Social Influence Coursework

An investigation into the effect of ambiguity on conformity


The experiment was carried out to test the hypothesis that ambiguity in tasks increases the rate of conformity. The Asch study (1951) was replicated using twelve tasks of varying ambiguity. Four out of twelve of these trials were critical trials, the rest being neutral. There were six confederates and one naïve participant completing each task. Ambiguity was found to be related to conformity rate but the connection is not concrete.
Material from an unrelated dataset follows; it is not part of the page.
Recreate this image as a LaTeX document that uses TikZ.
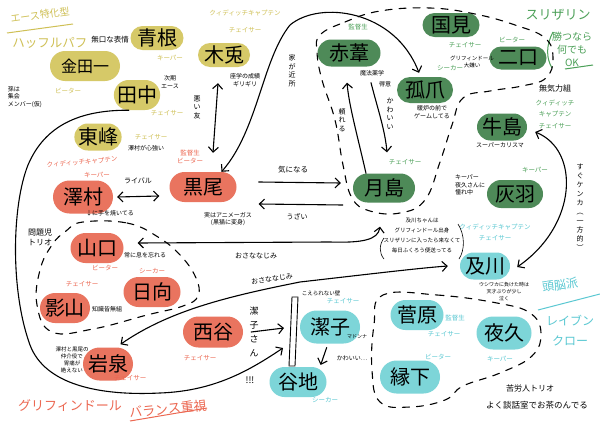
\documentclass[tikz,border=0pt]{standalone}
\usepackage{fontspec}
\newfontfamily\jpfont{Noto Sans CJK JP}
\usetikzlibrary{shapes.misc,arrows.meta}
\newcommand\jsize[1]{\jpfont\fontsize{#1}{\dimexpr#1pt*5/4\relax}\selectfont}
\definecolor{huffY}{HTML}{D6C968}
\definecolor{slytG}{HTML}{4E8A58}
\definecolor{gryfR}{HTML}{E9745F}
\definecolor{raveC}{HTML}{7DD5D8}
\definecolor{huffT}{HTML}{CFC055}
\definecolor{slytT}{HTML}{4CA058}
\definecolor{gryfT}{HTML}{EC6852}
\definecolor{raveT}{HTML}{5AC8D2}
\tikzset{
  member/.style={shape=rounded rectangle, inner sep=0pt, minimum width=56pt, minimum height=28pt, text=black, font=\jsize{20}},
  huff/.style={member, fill=huffY},
  slyt/.style={member, fill=slytG},
  gryf/.style={member, fill=gryfR},
  rave/.style={member, fill=raveC},
  role/.style={inner sep=0pt, align=center, font=\jsize{6.5}},
  memo/.style={inner sep=0pt, align=center, font=\jsize{6}},
  tate/.style={inner sep=0pt, align=center, font=\jpfont\fontsize{7}{8.5}\selectfont},
  house/.style={inner sep=0pt, align=center, font=\jsize{14}},
  link/.style={line width=1.1pt, line cap=round, >={Straight Barb[length=5pt,width=10pt]}},
  fence/.style={line width=1.1pt, line cap=round, dash pattern=on 7pt off 7pt},
}
\begin{document}
\begin{tikzpicture}[x=1pt,y=-1pt]
\fill[white] (0,0) rectangle (600,423);
\useasboundingbox (0,0) rectangle (600,423);

% Hufflepuff
\node[house, text=huffT, rotate=8, font=\jsize{10}] (aceType) at (40,15) {エース特化型};
\draw[huffT, line width=1pt] (7,33) -- (73,24);
\node[house, text=huffT, font=\jsize{12.5}] (hufflepuff) at (50,43) {ハッフルパフ};
\node[huff, minimum width=53pt, minimum height=24pt] (aone) at (157,38) {青根};
\node[memo, font=\jsize{7.5}] (aoneMemo) at (110,40) {無口な表情};
\node[role, text=huffT] (aoneRole) at (170,58) {キーパー};
\node[huff, minimum width=70pt, minimum height=30pt, font=\jsize{16}] (kindaichi) at (85,66) {金田一};
\node[role, text=huffT] (kindaichiRole) at (68,91) {ビーター};
\node[memo, align=left] (kindaichiMemo) at (25,97) {孫は\\集会\\メンバー(仮)};
\node[huff, minimum width=45pt, minimum height=30pt] (tanaka) at (137,95) {田中};
\node[memo] (tanakaMemo) at (170,82) {次期\\エース};
\node[role, text=huffT] (tanakaRole) at (167,113) {チェイサー};
\node[huff, minimum width=47pt, minimum height=27pt] (asahi) at (98,137) {東峰};
\node[role, text=huffT] (asahiRole) at (151,137) {チェイサー};
\node[memo] (asahiMemo) at (146,148) {澤村が心強い};
\node[huff, minimum width=52pt, minimum height=24pt] (bokuto) at (224,55) {木兎};
\node[role, text=huffT, font=\jpfont\fontsize{6.5}{17}\selectfont] (bokutoRole) at (245,21) {クィディッチキャプテン\\チェイサー};
\node[memo] (bokutoMemo) at (245,80) {座学の成績\\ギリギリ};
\node[tate] (akuyu) at (197,107) {悪\\い\\友};

% Slytherin
\node[house, text=slytT, font=\jsize{13}] (slytherin) at (558,15) {スリザリン};
\node[memo, text=slytT, font=\jpfont\fontsize{10}{13}\selectfont] (slytMotto) at (572,49) {勝つなら\\何でも\\OK};
\draw[slytT, line width=1pt] (553,32) .. controls (546,45) and (546,58) .. (552,68);
\draw[slytT, line width=1pt] (565,69) -- (593,65);
\node[slyt, minimum width=57pt, minimum height=24pt] (kunimi) at (451,25) {国見};
\node[role, text=slytT] (kunimiRole) at (465,45) {チェイサー};
\node[slyt, minimum width=57pt, minimum height=23pt] (futakuchi) at (518,58) {二口};
\node[role, text=slytT] (futakuchiRole) at (512,40) {ビーター};
\node[memo, font=\jsize{5.5}] (futakuchiMemo) at (472,62) {グリフィンドール\\大嫌い};
\node[slyt, minimum width=56pt, minimum height=26pt] (kozume) at (425,90) {孤爪};
\node[role, text=slytT] (kozumeRole) at (450,68) {シーカー};
\node[memo] (kozumeMemo) at (432,112) {暖炉の前で\\ゲームしてる};
\node[memo, font=\jsize{8}] (mukiryoku) at (555,88) {無気力組};
\node[role, text=slytT, font=\jpfont\fontsize{6.5}{11.5}\selectfont] (ushijimaRole) at (555,114) {クィディッチ\\キャプテン\\チェイサー};
\node[slyt, minimum width=50pt, minimum height=27pt] (ushijima) at (502,127) {牛島};
\node[memo] (ushijimaMemo) at (500,145) {スーパーカリスマ};
\node[slyt, minimum width=63pt, minimum height=27pt] (akaashi) at (349,53) {赤葦};
\node[role, text=slytT] (akaashiRole) at (358,27) {監督生};
\node[memo] (akaashiMemo) at (372,73) {魔法薬学};
\node[memo] (akaashiMemoB) at (385,84) {得意};
\node[tate] (kawaiiA) at (390,114) {か\\わ\\い\\い};
\node[tate] (tayoreru) at (342,120) {頼\\れ\\る};
\node[tate] (ieChikai) at (292,71) {家\\が\\近\\所};
\node[slyt, minimum width=62pt, minimum height=29pt] (tsuki) at (384,188) {月島};
\node[role, text=slytT] (tsukiRole) at (405,162) {チェイサー};
\node[slyt, minimum width=56pt, minimum height=28pt] (haiba) at (515,194) {灰羽};
\node[role, text=slytT] (haibaRole) at (535,170) {キーパー};
\node[memo, align=left] (haibaMemo) at (470,185) {キーパー\\夜久さんに\\憧れ中};

% Gryffindor
\node[gryf, minimum width=60pt, minimum height=33pt] (sawamura) at (83,197) {澤村};
\node[role, text=gryfT, rotate=5] (sawamuraRole) at (82,162) {クィディッチキャプテン};
\node[role, text=gryfT] (sawamuraKeeper) at (97,175) {キーパー};
\node[memo, font=\jsize{7}] (rival) at (138,181) {ライバル};
\node[gryf, minimum width=67pt, minimum height=30pt] (kuroo) at (203,187) {黒尾};
\node[role, text=gryfT] (kurooRole) at (190,157) {監督生\\ビーター};
\node[memo] (kurooMemo) at (228,219) {実はアニメーガス\\(黒猫に変身)};
\node[memo, font=\jsize{7.5}] (kininaru) at (293,170) {気になる};
\node[memo, font=\jsize{7}] (uzai) at (297,217) {うざい};
\node[memo] (teWoYaku) at (110,213) {↓に手を焼いてる};
\node[memo, font=\jsize{8}, align=left] (mondaiji) at (40,237) {問題児\\トリオ};
\node[gryf, minimum width=53pt, minimum height=30pt] (yamaguchi) at (97,248) {山口};
\node[role, text=gryfT] (yamaguchiRole) at (105,268) {ビーター};
\node[memo] (yamaguchiMemo) at (145,255) {常に息を忘れる};
\node[gryf, minimum width=57pt, minimum height=30pt] (hinata) at (152,292) {日向};
\node[role, text=gryfT] (hinataRole) at (152,271) {シーカー};
\node[gryf, minimum width=50pt, minimum height=30pt] (kageyama) at (65,308) {影山};
\node[role, text=gryfT] (kageyamaRole) at (82,284) {チェイサー};
\node[memo] (chishiki) at (107,309) {知識皆無組};
\node[gryf, minimum width=50pt, minimum height=33pt] (iwaizumi) at (108,364) {岩泉};
\node[role, text=gryfT] (iwaizumiRole) at (130,378) {チェイサー};
\node[memo, font=\jsize{5.5}] (iwaizumiMemo) at (72,360) {澤村と黒尾の\\仲介役で\\胃痛が\\絶えない};
\node[gryf, minimum width=60pt, minimum height=31pt] (nishinoya) at (213,332) {西谷};
\node[role, text=gryfT] (nishinoyaRole) at (200,358) {チェイサー};
\node[tate, font=\jpfont\fontsize{9}{14}\selectfont] (kiyokoSan) at (254,332) {潔\\子\\さ\\ん};
\node[memo, font=\jsize{9}] (bang) at (250,380) {!!!};
\node[house, text=gryfT, font=\jsize{13}] (gryffindor) at (70,406) {グリフィンドール};
\node[house, text=gryfT, rotate=6, font=\jsize{13}] (balance) at (168,409) {バランス重視};
\draw[gryfT, line width=1pt] (130,421) -- (207,408);

% Ravenclaw
\node[rave, minimum width=60pt, minimum height=33pt] (kiyoko) at (330,327) {潔子};
\node[role, text=raveT] (kiyokoRole) at (343,301) {チェイサー};
\node[memo, font=\jsize{5}] (madonna) at (357,337) {マドンナ};
\node[memo, font=\jsize{5.5}] (wallLabel) at (321,293) {こえられない壁};
\node[rave, minimum width=57pt, minimum height=30pt] (yachi) at (298,382) {谷地};
\node[role, text=raveT] (yachiRole) at (325,400) {シーカー};
\node[memo] (kawaiiB) at (352,358) {かわいい…};
\node[rave, minimum width=50pt, minimum height=27pt] (oikawa) at (485,266) {及川};
\node[role, text=raveT, font=\jpfont\fontsize{6.5}{11}\selectfont] (oikawaRole) at (495,232) {クィディッチキャプテン\\チェイサー};
\node[memo, font=\jpfont\fontsize{5.5}{10}\selectfont] (oikawaMemo) at (422,236) {及川ちゃんは\\グリフィンドール出身\\スリザリンに入ったら来なくて\\毎日ふくろう便送ってる};
\draw[line width=0.6pt] (384,238) .. controls (379,245) and (379,253) .. (384,259);
\draw[line width=0.6pt] (458,224) .. controls (465,235) and (465,250) .. (459,259);
\node[memo, font=\jpfont\fontsize{5}{7}\selectfont] (oikawaMemoB) at (504,292) {ウシワカに負けた時は\\天才ぶりが少し\\泣く};
\node[house, text=raveT, rotate=8, font=\jsize{12}] (zunou) at (560,285) {頭脳派};
\draw[raveT, line width=1pt] (538,310) -- (600,294);
\node[house, text=raveT, font=\jpfont\fontsize{12}{20}\selectfont] (ravenclaw) at (570,331) {レイブン\\クロー};
\node[rave, minimum width=53pt, minimum height=30pt] (sugawara) at (417,315) {菅原};
\node[role, text=raveT] (sugawaraMemo) at (455,318) {監督生};
\node[role, text=raveT] (sugawaraRole) at (444,334) {チェイサー};
\node[rave, minimum width=55pt, minimum height=33pt] (yaku) at (504,333) {夜久};
\node[role, text=raveT] (yakuRole) at (500,359) {キーパー};
\node[rave, minimum width=60pt, minimum height=33pt] (ennoshita) at (410,377) {縁下};
\node[role, text=raveT] (ennoshitaRole) at (438,357) {ビーター};
\node[memo, font=\jsize{8}] (kurouninA) at (530,388) {苦労人トリオ};
\node[memo, font=\jsize{8.5}] (kurouninB) at (537,405) {よく談話室でお茶のんでる};

% Groups
\draw[fence] plot[smooth cycle, tension=0.7] coordinates {(320,35) (345,22) (380,11) (430,8) (475,14) (515,25) (545,38) (553,58) (546,78) (522,86) (490,91) (463,98) (452,125) (440,162) (425,200) (400,213) (370,211) (352,198) (343,165) (335,120) (322,80) (317,52)};
\draw[fence] plot[smooth cycle, tension=0.7] coordinates {(83,222) (127,223) (158,237) (181,256) (196,278) (198,296) (183,306) (147,315) (93,329) (52,332) (37,305) (40,270) (52,245) (66,231)};
\draw[fence] plot[smooth cycle, tension=0.7] coordinates {(383,295) (437,295) (497,303) (530,313) (541,333) (532,356) (500,373) (463,386) (445,400) (410,407) (380,402) (372,370) (374,325)};

% Wall
\draw[line width=0.9pt, fill=white] (292,297) -- (298,297) -- (295,366) -- (289,366) -- cycle;
\coordinate (hitA) at (284,328);
\coordinate (hitB) at (283,348);

% Relations
\draw[link,->] (tanaka.south west) .. controls (80,110) and (45,125) .. (28,165) .. controls (12,205) and (10,290) .. (30,345) .. controls (45,385) and (100,396) .. (160,393) .. controls (215,391) and (250,370) .. (hitB);
\draw[link,->] ([xshift=8pt]nishinoya.east) -- (hitA);
\draw[link,<->] (kuroo.north east) .. controls (258,130) and (262,60) .. (290,25) .. controls (320,0) and (395,10) .. ([xshift=-6pt,yshift=4pt]kozume.north);
\draw[link,<->] ([xshift=-6pt,yshift=-16pt]bokuto.south) -- ([xshift=10pt,yshift=19pt]kuroo.north);
\draw[link,->] ([xshift=22pt,yshift=5pt]kuroo.east) -- ([xshift=-12pt,yshift=5pt]tsuki.west);
\draw[link,->] ([xshift=-10pt,yshift=-17pt]tsuki.west) -- ([xshift=22pt,yshift=-17pt]kuroo.east);
\draw[link,->] ([xshift=-18pt]tsuki.north) .. controls (356,130) and (349,105) .. ([xshift=-2pt,yshift=-16pt]akaashi.south);
\draw[link,->] ([xshift=22pt,yshift=-16pt]akaashi.south) .. controls (378,110) and (385,130) .. ([xshift=3pt,yshift=21pt]tsuki.north);
\draw[link,<->] ([xshift=4pt]sawamura.east) -- ([xshift=-10pt,yshift=-9pt]kuroo.west);
\draw[link,<->] ([xshift=14pt,yshift=5pt]yamaguchi.east) -- (330,242) .. controls (362,243) and (378,240) .. ([xshift=-4pt,yshift=-24pt]tsuki.south);
\draw[link,<->] ([xshift=4pt,yshift=3pt]iwaizumi.north east) .. controls (170,310) and (230,296) .. (300,282) .. controls (370,274) and (420,268) .. ([xshift=-12pt]oikawa.west);
\draw[link,->, shorten <=4pt, shorten >=2pt] ([xshift=-2pt]kiyoko.south) -- ([xshift=22pt]yachi.north);
\draw[link,<->] ([xshift=8pt,yshift=-5pt]ushijima.east) .. controls (580,150) and (578,225) .. ([xshift=7pt,yshift=-1pt]oikawa.east);
\node[memo, font=\jsize{7}] (osananajimiA) at (256,256) {おさななじみ};
\node[memo, font=\jsize{7}, rotate=8] (osananajimiB) at (272,279) {おさななじみ};
\node[tate, font=\jpfont\fontsize{7}{9}\selectfont] (kenka) at (580,207) {す\\ぐ\\ケ\\ン\\カ\\︵\\一\\方\\的\\︶};
\end{tikzpicture}
\end{document}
Conformity is often briefly referred to as ‘yielding to group pressure, real or imagined’. It is a social influence which can be very hard to measure, due to the huge difference very small factors can make. Sherif (1935) performed one of the first major investigations into conformity. He used a visual illusion known as the autokinetic effect as a task, in which his participants were required to estimate how far the spot of light had moved. Sherif found that when asked to estimate alone and then within a group, the estimates converged, developing a group norm, as shown below.

Asch (1951) conducted the most renowned experiment into conformity. He chose to investigate whether people agree with a group who unanimously give an incorrect answer to an obvious task. He asked participants to identify two lines of the same length from cards like the examples below.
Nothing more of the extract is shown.